By Scott Thornton, Guest Editor
Let’s be clear. Eldrick Woods, famed golfer who introduced millions of minorities to the links and induced sponsors to make good-not-great PGA golfers millionaires for winning one event, was an accomplished golfer for more than a decade.
Trouble is Tiger, at age 39, now plays a game unfamiliar to champions — let alone the man who is second only to golf’s all-time major championship leader Jack Nicklaus. Jack has 18 major crowns and is acknowledged as the best male golfer of the 20th century. Jack is also known for his sportsmanship, wife Barbara and grown children. He seemingly has lived a quality life with few setbacks.
Tiger has 14 major titles, one ahead of the greatest amateur champion Bobby Jones and five more than perhaps the best ball striker of all-time, Ben Hogan. Tiger has well-known character flaws — including a divorce, a fiery temper and a golf swing that continues to be changed because Tiger demands it.
Since his arrival on the pro tour in 1996, Tiger has intimidated foes into folding, claimed 14 major championships and played some stellar golf. Yet he is no Jack Nicklaus in terms of respect or courtesy or class, in my opinion. Tiger retains some of those characteristics because they are fundamental to the game he learne before age five. All golfers know how to say, “Nice round” when a foe beats them.
But he will not reach Jack’s record of 18 majors. In fact, I suspect Tiger’s days of winning another major tournament — Masters, U.S. Open, British Open or PGA — again. Those who continue to believe in a golfer who has failed miserably since 2008 are living in fantasy world. Tiger’s heroics are gone forever — unless someone hands him a major by choking ala Van de Velde. Holding on to Tiger as a great champion is happening because the TV ratings and fans follow Tiger. It’s not because of his level of golf, which appears to be sinking toward an all-time low.
Tiger Woods is approaching a 3-year drought of winning on the PGA Tour and has eclipsed a 7-year gap in winning a major tournament.

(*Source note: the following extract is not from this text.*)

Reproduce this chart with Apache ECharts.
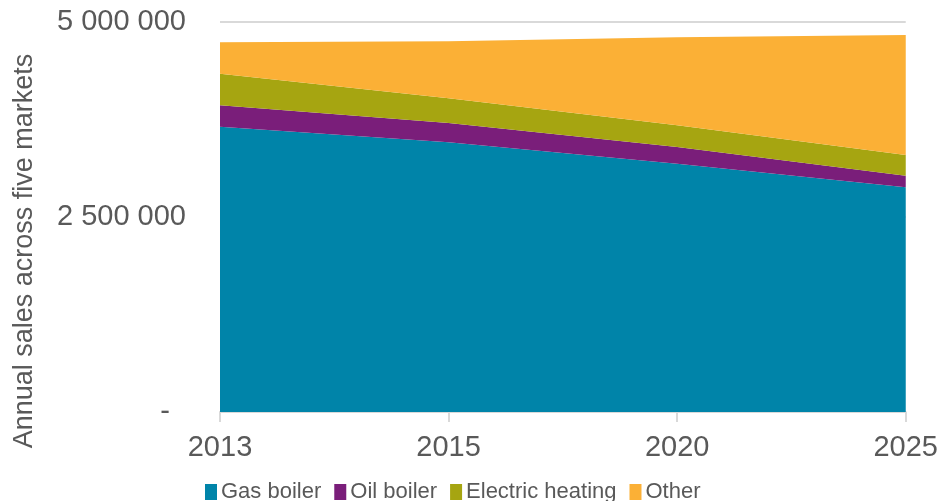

As a young professional golfer in the 1960s, Jack looked at legends in the game and immediately saw two weaknesses in himself to improve. His golf game was already major championship caliber as Jack defeated the king, Arnold Palmer, for his first U.S. Open.
Jack sat down and analyed his weaknesses as portrayed on television to the fans of golf across the world. First he smoked on the golf course, which Jack said didn’t look good. He promptly quit and has not smoked another cigarette in public since, to my knowledge. Second he saw an athletic, but overweight golfer sweating greatly on the links. Over time, Jack slimmed down and presented a stronger, slimmer and still athletic image as he continued winning major championships in the 1970s and 1980s..
He saw items to fix beyond his golf swing, and Jack proactively made those adjustments for the fans and for the game of golf.
Tiger has taken a much more aggessive line with his golf game and in life, and some of it has paid off handsomely. In 2000 and 2001, Tiger played some of the best golf seen. He won four majors in a row, holed monster putts and chipped in from mind-boggling positions. Tiger woods was the man, and Nike signed him to an enormous endorsement contract, which still exists today.
However Tiger no longer has 72 quality golf holes in his game to win in hotly-contested events. His Sunday golf has been poor, and his major championship scoring, driving, greens-in-regulation and putting reflect a man who is deluded and no longer confident in his skills
Recently I picked up a golf magazine with a title I am not familiar. Rory McIlroy was on the magazine cover, which asked if the Northern Irish slammer could — with four majors to his name at the young age of 25 — challenge Jack’s career mark of 18 one day. It’s a ridiculous thought until any golfer bests Ben Hogan’s nine victories.
Still the publication using marketing gimmickery selected Tiger to win the upcoming British Open to be played at historic St. Andrews. It’s a location Tiger has dominated for major victories before. So it does present a final quality test for one of the game’s best players.
The way I see it, if Tiger wins at St. Andrews, then he still has enough ability to work toward Jack’s 18 majors. And I will be wrong in my supposed assessment of Tiger Woods. If Tiger makes the cut, there is only an outside chance he will hoist another major title.
And if Tiger falls apart and misses the 36-hole cut as he did with his highest 36-hole total as a professional, he will have confirmed my assessment. And Tiger Woods can either continue to toil toward obscurity as a golfer in decline, or he can quit the game and hope for a transformation in 11 years as tackles the champions tour.
Besides altering his swing and short game, Tiger’s largest fault, in my opinion, coincides with the fall off of his game. The world found out about Tiger’s sex scandal with allegedly more than 100 women caused him physical and psychological injuries in November 2009. Tiger still suffers from the blow to his confidence, intimidating attitude and good image when he realized that nearly every opponent and fan knew his dirtiest secrets. And that confidence has not returned.
Until it does — if ever — the swing mechanics are irrelevant.